Auf den Fender Mustang von Dave. Ein knallrotes Teil – mit einem etwas kürzeren Hals als normalerweise üblich. Das hat mir mehr Mobilität gegeben – einfach, um auch mal wild herumzuhüpfen und auf dem Griffbrett herumzuspielen, was ich sehr gerne tue. Insofern macht so ein kurzer Hals durchaus Spaß. Er gibt dem Instrument mehr von einem Gitarren-Gefühl, und macht es zu einem Lead-Instrument. Zudem ist es für gewöhnlich so, dass ich die einzelnen Parts eines Songs dahingehend analysiere, was Jake so auf der Gitarre anstellt – und dann etwas einflechte oder es verdopple. Ich versuche, die effektivste und melodischste Art des Schreibens für meinen Bass-Part zu verwenden. Und ich sitze gerne alleine vor der Tafel, auf der wir alle Songs aufgliedern, spiele herum und schreibe meine Parts.

Doch diesmal war es anders: Es hatte wirklich etwas davon, neben einem Zug herzulaufen und zu versuchen, da noch irgendwie aufzuspringen. Eben, weil die neuen Stücke nicht in Stein gemeißelt waren, sondern sich nach den Demos noch ein bisschen weiterentwickelt haben. Und wohin ich diesmal tendiert habe – das kann man besonders gut in ‚The Indigo Strak‘ hören –, war dieser alte Motown-Sound mit dieser markanten Rhythmus-Sektion der damaligen Zeit. Da ich meine Parts oft im Studio, also beim Aufnehmen, geschrieben habe, bin ich immer mehr in Richtung Motown gegangen. Also der Sound, mit dem ich aufgewachsen bin und zu dem ich Bass spielen gelernt habe.

Du hast also deinen inneren James Jamerson ausgelebt?

Das habe ich wirklich.

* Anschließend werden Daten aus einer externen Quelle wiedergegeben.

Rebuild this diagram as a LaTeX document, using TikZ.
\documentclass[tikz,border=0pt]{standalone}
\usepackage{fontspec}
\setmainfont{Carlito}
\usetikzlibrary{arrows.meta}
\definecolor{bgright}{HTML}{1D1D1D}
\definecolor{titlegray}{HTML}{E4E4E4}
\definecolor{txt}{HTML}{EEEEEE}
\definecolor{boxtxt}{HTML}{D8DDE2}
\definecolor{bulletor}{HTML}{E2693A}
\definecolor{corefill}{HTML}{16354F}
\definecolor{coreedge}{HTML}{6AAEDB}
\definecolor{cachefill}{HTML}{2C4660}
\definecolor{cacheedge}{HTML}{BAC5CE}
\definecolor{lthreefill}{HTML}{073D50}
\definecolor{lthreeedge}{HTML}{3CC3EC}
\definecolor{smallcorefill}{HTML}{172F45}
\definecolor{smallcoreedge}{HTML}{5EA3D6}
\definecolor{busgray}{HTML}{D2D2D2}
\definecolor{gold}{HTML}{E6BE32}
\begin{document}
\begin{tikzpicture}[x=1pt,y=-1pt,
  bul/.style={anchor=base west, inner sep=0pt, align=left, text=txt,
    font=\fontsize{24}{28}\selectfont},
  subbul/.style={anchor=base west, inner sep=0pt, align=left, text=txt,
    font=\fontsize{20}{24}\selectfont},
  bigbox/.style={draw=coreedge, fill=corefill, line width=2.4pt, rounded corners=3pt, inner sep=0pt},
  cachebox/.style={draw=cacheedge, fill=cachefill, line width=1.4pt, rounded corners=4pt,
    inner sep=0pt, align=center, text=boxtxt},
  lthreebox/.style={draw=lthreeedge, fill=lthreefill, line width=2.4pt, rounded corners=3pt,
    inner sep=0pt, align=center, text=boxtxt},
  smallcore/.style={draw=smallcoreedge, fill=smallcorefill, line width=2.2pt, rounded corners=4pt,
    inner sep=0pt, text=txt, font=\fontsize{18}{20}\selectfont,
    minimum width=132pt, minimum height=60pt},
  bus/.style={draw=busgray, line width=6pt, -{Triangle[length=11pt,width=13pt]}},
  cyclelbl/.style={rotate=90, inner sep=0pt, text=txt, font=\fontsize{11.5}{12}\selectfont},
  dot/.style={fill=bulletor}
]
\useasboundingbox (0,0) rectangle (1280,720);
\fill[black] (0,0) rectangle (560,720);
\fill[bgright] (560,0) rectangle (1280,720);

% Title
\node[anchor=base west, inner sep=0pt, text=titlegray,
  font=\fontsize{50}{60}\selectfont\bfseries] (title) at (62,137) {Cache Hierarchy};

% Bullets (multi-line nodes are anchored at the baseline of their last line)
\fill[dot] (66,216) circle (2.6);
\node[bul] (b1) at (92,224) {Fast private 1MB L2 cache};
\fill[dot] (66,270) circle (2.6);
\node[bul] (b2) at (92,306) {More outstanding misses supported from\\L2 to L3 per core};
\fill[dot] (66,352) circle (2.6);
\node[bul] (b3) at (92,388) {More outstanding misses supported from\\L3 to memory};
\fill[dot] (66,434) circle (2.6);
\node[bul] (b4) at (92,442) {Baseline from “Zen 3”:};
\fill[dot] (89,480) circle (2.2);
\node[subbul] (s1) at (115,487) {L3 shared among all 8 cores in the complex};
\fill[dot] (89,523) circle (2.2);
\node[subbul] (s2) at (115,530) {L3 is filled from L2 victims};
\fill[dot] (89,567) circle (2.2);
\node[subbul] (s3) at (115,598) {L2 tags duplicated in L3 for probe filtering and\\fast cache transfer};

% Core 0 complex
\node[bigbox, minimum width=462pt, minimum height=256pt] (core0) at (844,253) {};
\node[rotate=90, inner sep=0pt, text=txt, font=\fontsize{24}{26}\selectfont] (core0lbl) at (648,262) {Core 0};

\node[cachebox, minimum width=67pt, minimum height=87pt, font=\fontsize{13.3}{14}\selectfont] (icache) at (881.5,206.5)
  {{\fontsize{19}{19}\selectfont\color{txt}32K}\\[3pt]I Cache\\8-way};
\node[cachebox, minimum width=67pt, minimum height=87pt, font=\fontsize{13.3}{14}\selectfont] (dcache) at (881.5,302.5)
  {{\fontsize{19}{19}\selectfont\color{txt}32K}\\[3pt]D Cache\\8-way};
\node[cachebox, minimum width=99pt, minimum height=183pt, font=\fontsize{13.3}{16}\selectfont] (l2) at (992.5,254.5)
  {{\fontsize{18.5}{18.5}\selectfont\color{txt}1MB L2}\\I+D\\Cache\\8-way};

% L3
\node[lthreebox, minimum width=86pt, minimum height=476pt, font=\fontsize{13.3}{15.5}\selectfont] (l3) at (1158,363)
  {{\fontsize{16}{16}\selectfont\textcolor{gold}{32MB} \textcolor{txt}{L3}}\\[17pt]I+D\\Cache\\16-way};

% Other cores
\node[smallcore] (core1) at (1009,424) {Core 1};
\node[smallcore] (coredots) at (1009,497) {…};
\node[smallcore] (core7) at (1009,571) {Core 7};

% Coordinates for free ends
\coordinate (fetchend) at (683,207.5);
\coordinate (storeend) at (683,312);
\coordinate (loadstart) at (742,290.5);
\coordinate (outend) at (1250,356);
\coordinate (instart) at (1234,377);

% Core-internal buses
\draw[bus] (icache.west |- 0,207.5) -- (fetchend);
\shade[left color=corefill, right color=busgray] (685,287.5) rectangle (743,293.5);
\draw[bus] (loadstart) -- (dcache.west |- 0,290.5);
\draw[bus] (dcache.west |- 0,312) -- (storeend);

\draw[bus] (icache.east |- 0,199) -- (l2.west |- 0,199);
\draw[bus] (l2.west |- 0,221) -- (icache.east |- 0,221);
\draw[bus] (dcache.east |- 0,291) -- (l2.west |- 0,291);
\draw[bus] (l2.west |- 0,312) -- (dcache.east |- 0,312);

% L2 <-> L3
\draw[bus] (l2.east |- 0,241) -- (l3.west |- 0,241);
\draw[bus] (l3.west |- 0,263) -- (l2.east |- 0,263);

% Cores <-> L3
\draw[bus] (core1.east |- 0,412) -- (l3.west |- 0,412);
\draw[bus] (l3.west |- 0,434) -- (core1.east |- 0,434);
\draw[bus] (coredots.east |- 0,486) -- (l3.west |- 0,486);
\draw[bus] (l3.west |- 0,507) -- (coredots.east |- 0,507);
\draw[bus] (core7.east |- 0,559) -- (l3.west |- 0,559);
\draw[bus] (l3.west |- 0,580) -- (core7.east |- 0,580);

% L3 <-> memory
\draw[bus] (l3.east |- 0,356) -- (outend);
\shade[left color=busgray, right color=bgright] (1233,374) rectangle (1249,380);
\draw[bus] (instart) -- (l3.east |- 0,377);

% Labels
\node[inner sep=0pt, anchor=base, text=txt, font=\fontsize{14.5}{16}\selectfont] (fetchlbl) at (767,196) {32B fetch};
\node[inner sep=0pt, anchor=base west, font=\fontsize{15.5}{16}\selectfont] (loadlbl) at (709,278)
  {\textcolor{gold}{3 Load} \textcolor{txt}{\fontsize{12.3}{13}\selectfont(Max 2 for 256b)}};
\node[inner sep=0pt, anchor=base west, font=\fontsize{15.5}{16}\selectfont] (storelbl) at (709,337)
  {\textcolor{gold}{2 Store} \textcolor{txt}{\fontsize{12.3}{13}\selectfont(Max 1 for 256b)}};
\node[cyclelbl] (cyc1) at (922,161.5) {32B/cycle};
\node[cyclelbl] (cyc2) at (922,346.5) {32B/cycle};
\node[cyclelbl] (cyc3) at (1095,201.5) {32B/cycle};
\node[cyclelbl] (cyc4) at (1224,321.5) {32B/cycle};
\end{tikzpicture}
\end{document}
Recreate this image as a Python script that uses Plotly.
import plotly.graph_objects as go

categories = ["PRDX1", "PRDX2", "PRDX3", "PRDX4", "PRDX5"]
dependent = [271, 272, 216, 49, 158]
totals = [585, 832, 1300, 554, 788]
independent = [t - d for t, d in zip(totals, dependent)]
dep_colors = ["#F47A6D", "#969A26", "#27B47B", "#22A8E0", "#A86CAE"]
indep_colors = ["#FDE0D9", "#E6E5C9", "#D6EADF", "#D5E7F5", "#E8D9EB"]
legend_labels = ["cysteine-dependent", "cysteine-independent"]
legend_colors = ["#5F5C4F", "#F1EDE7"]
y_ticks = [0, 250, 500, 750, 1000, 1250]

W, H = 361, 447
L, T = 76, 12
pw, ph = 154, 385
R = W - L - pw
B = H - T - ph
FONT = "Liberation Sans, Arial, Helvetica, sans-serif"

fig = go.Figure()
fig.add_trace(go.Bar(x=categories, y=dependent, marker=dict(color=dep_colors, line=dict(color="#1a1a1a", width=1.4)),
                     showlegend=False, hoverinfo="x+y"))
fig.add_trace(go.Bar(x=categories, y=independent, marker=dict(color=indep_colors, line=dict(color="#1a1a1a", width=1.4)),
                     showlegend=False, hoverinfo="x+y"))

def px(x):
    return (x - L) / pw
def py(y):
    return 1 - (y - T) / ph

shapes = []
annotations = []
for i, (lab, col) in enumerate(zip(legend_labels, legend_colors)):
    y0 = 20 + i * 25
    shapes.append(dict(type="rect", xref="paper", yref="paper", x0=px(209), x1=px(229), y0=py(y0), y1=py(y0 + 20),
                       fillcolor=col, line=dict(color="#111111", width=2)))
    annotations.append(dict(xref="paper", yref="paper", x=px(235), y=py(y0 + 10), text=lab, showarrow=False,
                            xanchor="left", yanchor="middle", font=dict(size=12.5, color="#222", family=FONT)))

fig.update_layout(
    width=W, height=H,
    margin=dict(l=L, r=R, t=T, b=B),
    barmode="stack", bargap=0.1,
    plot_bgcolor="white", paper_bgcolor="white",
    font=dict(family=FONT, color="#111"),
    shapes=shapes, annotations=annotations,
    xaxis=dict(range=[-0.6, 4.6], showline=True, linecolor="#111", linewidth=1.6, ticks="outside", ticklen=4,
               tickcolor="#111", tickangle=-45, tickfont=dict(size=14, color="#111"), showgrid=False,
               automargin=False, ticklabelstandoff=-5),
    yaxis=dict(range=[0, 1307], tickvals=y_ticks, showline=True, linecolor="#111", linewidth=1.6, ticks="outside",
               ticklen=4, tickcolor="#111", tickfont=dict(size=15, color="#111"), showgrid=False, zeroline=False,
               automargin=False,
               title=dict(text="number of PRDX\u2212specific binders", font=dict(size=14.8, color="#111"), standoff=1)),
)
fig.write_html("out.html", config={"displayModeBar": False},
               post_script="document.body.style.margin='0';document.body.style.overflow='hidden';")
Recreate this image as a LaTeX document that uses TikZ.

Und John Paul Jones war ja auch stark von James Jamerson beeinflusst – genau wie Paul McCartney. Einfach, weil James einer der ersten war, die etwas so Melodisches erschaffen haben. Wobei es nicht einmal das Melodische ist, das mich am meisten beeindruckt, sondern vielmehr das Gefühl, das er transportiert. Einfach, weil er da so viel reinlegt: Es ist lebhaft und elastisch – und es hat den Vibe von Motown, den ich immer geliebt habe. Wie ich auf ihn gekommen bin? Ganz am Anfang der Band, als ich noch nicht lange gespielt hatte, erlebte ich eine Phase, in der mich das Instrument tatsächlich ein bisschen gelangweilt hat. In der ich nicht richtig weiterkam und ein wenig die Lust verloren habe.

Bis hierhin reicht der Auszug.